Let's for a minute go back and see what problem we are trying to solve:
The FireEngine architecture introduced a per-CPU
synchronization mechanism called vertical perimeter inside TCP/IP
module. These vertical perimeters are implemented using a serialization
queue abstraction called squeue. A connection is bound to an instance of
squeue when the connection is initialized. Afterwards all packets for
the connection are always processed on the same squeue. In the case of
new incoming connections, they get bound to the squeue of the CPU that
took the interrupt. This helps achieve better cache locality and
increased network performance.
Now on systems consisting of slow cpus (CPU speed less than 1 Ghz), a
single CPU will not be able to handle incoming load of 1 Gbps. On the
other hand, even faster CPUs will not be able to handle loads generated
by 10 Gbps NICs. The solution would be to fanout the load to be handled
by multiple CPUs.
The current solution of enabling this by setting ip_squeue_fanout to 1
is suboptimal (or rather one can say it is broken).
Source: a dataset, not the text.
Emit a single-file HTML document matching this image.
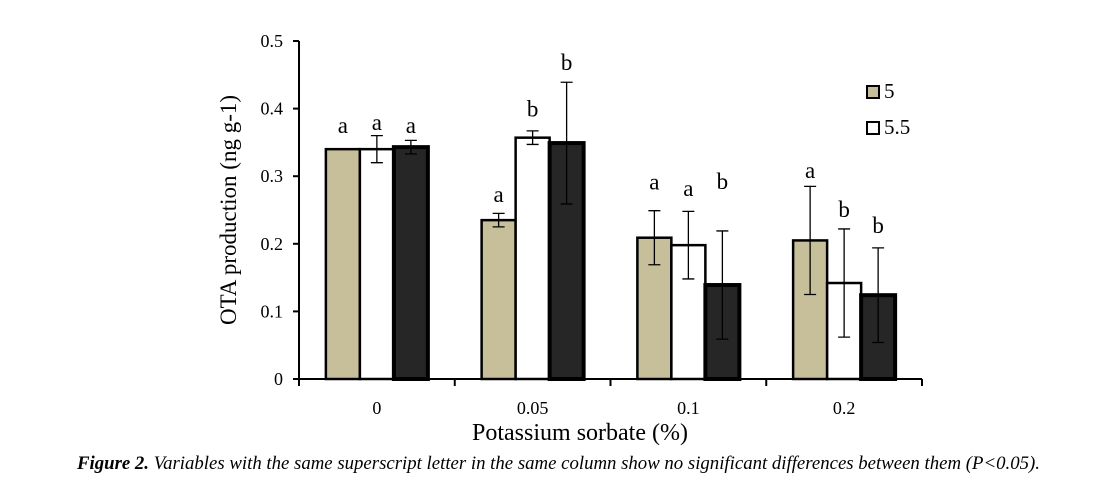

With
ip_squeue_fanout set to 1, for new incoming TCP connections a random
squeue that could belong to any one of the CPUs in the system gets
selected and then the packet could get processed in the same context.
This is bad because what you want here is to have the other CPU to do
the processing of the packets belonging to its squeue.
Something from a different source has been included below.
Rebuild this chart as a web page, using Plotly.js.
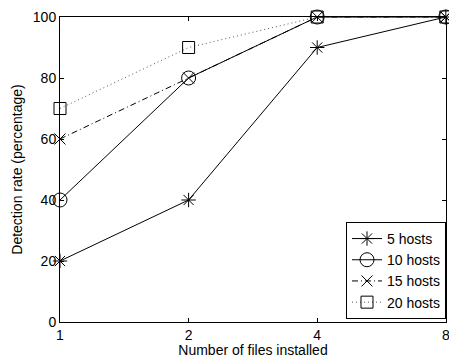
<!DOCTYPE html>
<html>
<head>
<meta charset="utf-8">
<script src="https://cdn.plot.ly/plotly-3.0.1.min.js"></script>
<style>html,body{margin:0;padding:0;background:#fff;}</style>
</head>
<body>
<div id="chart" style="width:449px;height:358px;"></div>
<script>
const filesInstalled = [1, 2, 4, 8];
const hosts5 = [20, 40, 90, 100];
const hosts10 = [40, 80, 100, 100];
const hosts15 = [60, 80, 100, 100];
const hosts20 = [70, 90, 100, 100];
const seriesNames = ['5 hosts', '10 hosts', '15 hosts', '20 hosts'];
const xTicks = [1, 2, 4, 8];
const yTicks = [0, 20, 40, 60, 80, 100];

const font = {family: 'Liberation Sans, Arial, sans-serif', size: 14, color: '#000'};

function tr(y, name, symbol, size, dash, color) {
  return {
    x: filesInstalled, y: y, name: name, type: 'scatter', mode: 'lines+markers',
    line: {color: color, width: 1, dash: dash},
    marker: {symbol: symbol, size: size, color: '#000', line: {color: '#000', width: 1}},
    cliponaxis: false
  };
}

const data = [
  tr(hosts5, seriesNames[0], 'asterisk-open', 12, 'solid', '#000'),
  tr(hosts10, seriesNames[1], 'circle-open', 14, 'solid', '#000'),
  tr(hosts15, seriesNames[2], 'x-thin-open', 11, '6px,3px,1px,3px', '#000'),
  tr(hosts20, seriesNames[3], 'square-open', 12, '1px,3px', '#555')
];

const layout = {
  width: 449, height: 358,
  margin: {l: 60, r: 3, t: 17, b: 36},
  paper_bgcolor: '#fff', plot_bgcolor: '#fff',
  font: font,
  showlegend: true,
  legend: {
    x: 1, y: 0.01, xanchor: 'right', yanchor: 'bottom',
    xref: 'paper', yref: 'paper',
    bgcolor: '#fff', bordercolor: '#000', borderwidth: 1,
    font: font, tracegroupgap: 0, itemwidth: 30
  },
  xaxis: {
    type: 'log', range: [0, Math.log10(8) * 1.0005],
    tickvals: xTicks, ticktext: xTicks.map(String),
    ticks: 'inside', ticklen: 4, tickcolor: '#000',
    ticklabeloverflow: 'allow',
    showline: true, linecolor: '#000', linewidth: 1, mirror: 'ticks',
    showgrid: false, zeroline: false,
    tickfont: font,
    title: {text: 'Number of files installed', font: font, standoff: 0}
  },
  yaxis: {
    range: [0, 100], tickvals: yTicks,
    ticks: 'inside', ticklen: 4, tickcolor: '#000',
    showline: true, linecolor: '#000', linewidth: 1, mirror: 'ticks',
    showgrid: false, zeroline: false,
    tickfont: font,
    title: {text: 'Detection rate (percentage)', font: font, standoff: 6}
  }
};

Plotly.newPlot('chart', data, layout, {displayModeBar: false, staticPlot: true});
</script>
</body>
</html>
The problem is addresses by soft rings. Soft rings is an abstraction
that simulates hardware Rx ring functionality in software. Multiple soft
rings can be configured on a system (tunable: ip_soft_rings_cnt). By
default 2 soft rings are configured. Incoming traffic is made to land on
one of the soft rings. The soft ring will have pointer to the right
squeue to which the packet has to be delivered. A worker thread will be
created for each soft ring and this worker thread will pick up the
packet from the soft ring and deliver it to IP. The worker thread will
have affinity to the CPU to which the squeue belong. All this helps in
efficient processing of the packets.
Other considerations:
Fanout based on the hardware/platform:
Consider Niagara processors. Niagara processor contain multiple cores in
a single chip. Each core in turn can process 4 threads. When handling
software fanout, due consideration is given to tie in the incoming data
to be handled by threads (these thread are counted as CPUs) in the same
core that took the interrupt. This would help preserve interrupt to
cpu/core affinity.
Same is the case with AMD dual core processors. It would be optimal if
the load can be fanned out to CPUs on the same core to capitalize on the
shared L2 cache.
How to enable soft rings ?
You need to have Solaris 10 update 2.
On Niagara platforms (T1000 and T2000s), it is enabled by default.
On other platforms, it can be enabled by setting ip_squeue_fanout to 1.
ip_soft_rings_cnt has a default value of 2. A value of 2 or 3 has been
found to be optimal for getting good performance on 1Gbps NICs on the
Niagara platforms.